Q: Why did the bald man cut holes in his pockets? A: He wanted to run his fingers through his hair.
What is special about a dead baby over all other forms of life? You can achieve deep throat from whichever way you enter.
Q: What's the difference between driving in the fog and eating pussy? A: At least when you are eating pussy you can see the asshole in front of you.
What is grosser than gross? When you're kissing Grandma and she slips you the tongue.
What do you call a man with no arms and no legs in the water? Bob. On the wall? Art. On the floor? Matt.
Q: What did one gay sperm say to the other gay sperm? A: "How are we supposed to find an egg in all this sh*t?"
Q: What did the maxi pad say to the fart? A: You are the wind beneath my wings.
What's the warmest organ in a dead woman's body? My dick.
After losing his fortune, a Texas oilman decided to spend his last twenty bucks at a whorehouse. He entered and promptly went up to the Madam and asked her what he could get for $20. The Madam gave him a lengthy stare and told him to go upstairs, last door on the left. He proceeded to march up the stairs and entered the room. To his shock and pleasure he saw a beautiful blonde waiting naked on the bed. So he tore off his clothes and jumped on and started pumping away for dear life. Upon orgasm he noticed that stuff started oozing out of her eyeballs. He runs down to the Madam to report this and she looks at him turns around and yells, "Hey Charlie....... The dead one's full again!"
Q: What does an elephant use as tampon? A: A sheep.

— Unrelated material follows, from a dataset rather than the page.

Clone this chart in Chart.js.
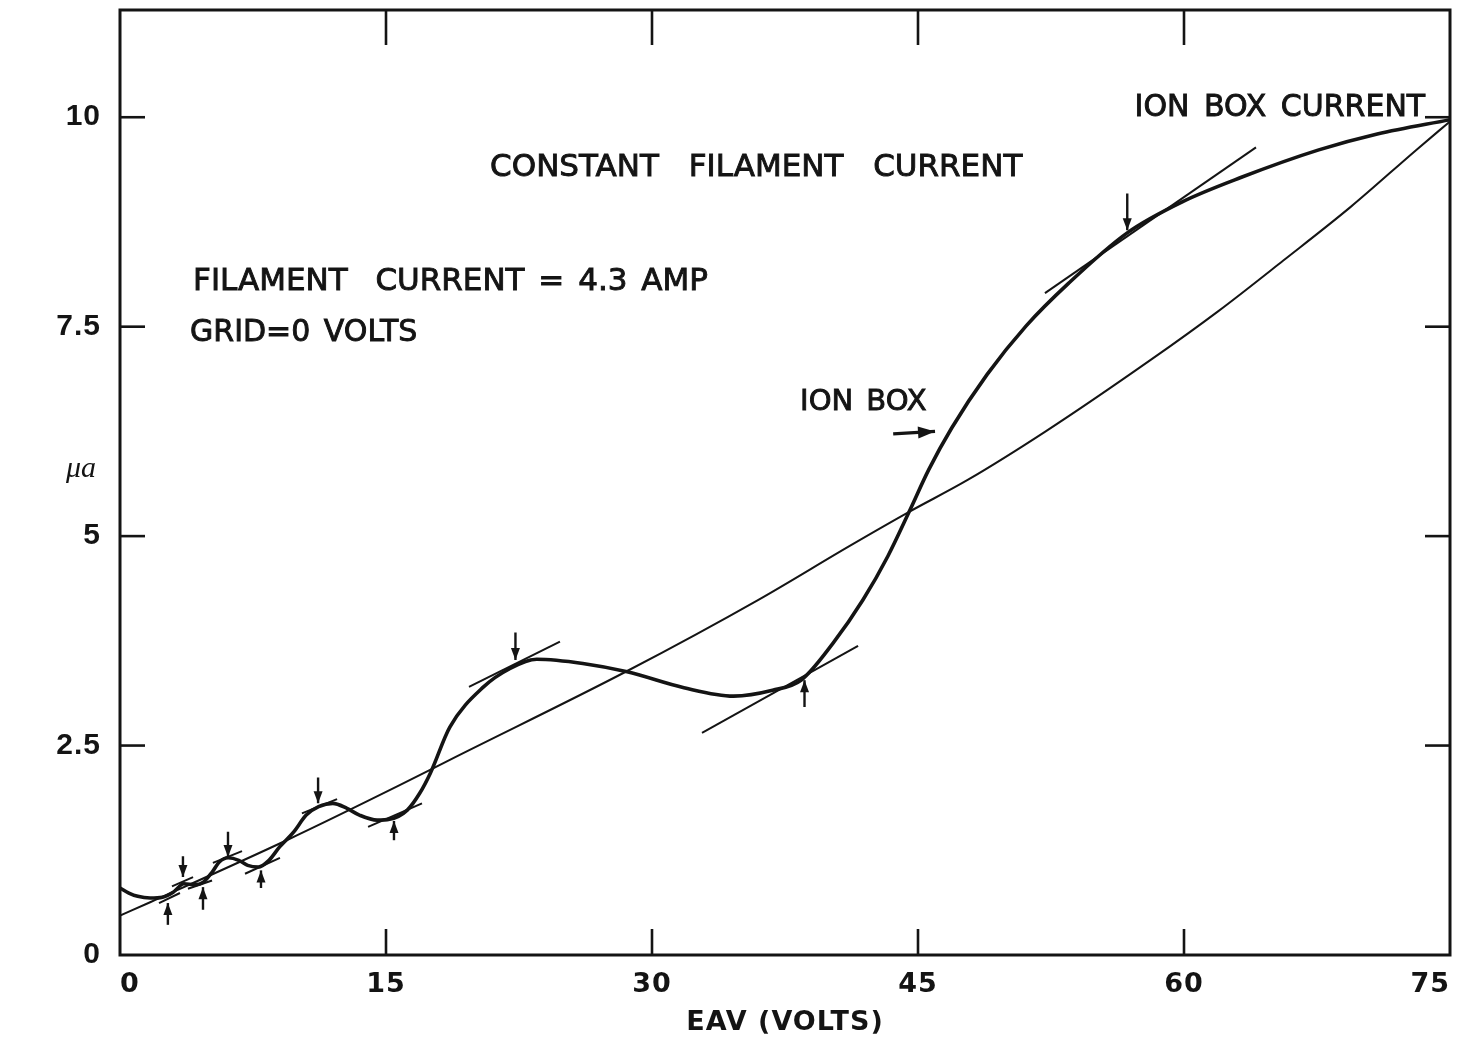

There was this guy who was sick,so he went to the doctor. The doc ran some tests and sent him home with some medicine. The next day the doctor called and the wife answered. "I'm going to need to run a few more tests", the doctor said. "I'm going to need a semen, urine and a fecal sample". After she hung up the husband asked, "What did the doctor say?" "He needs a pair of your underwear".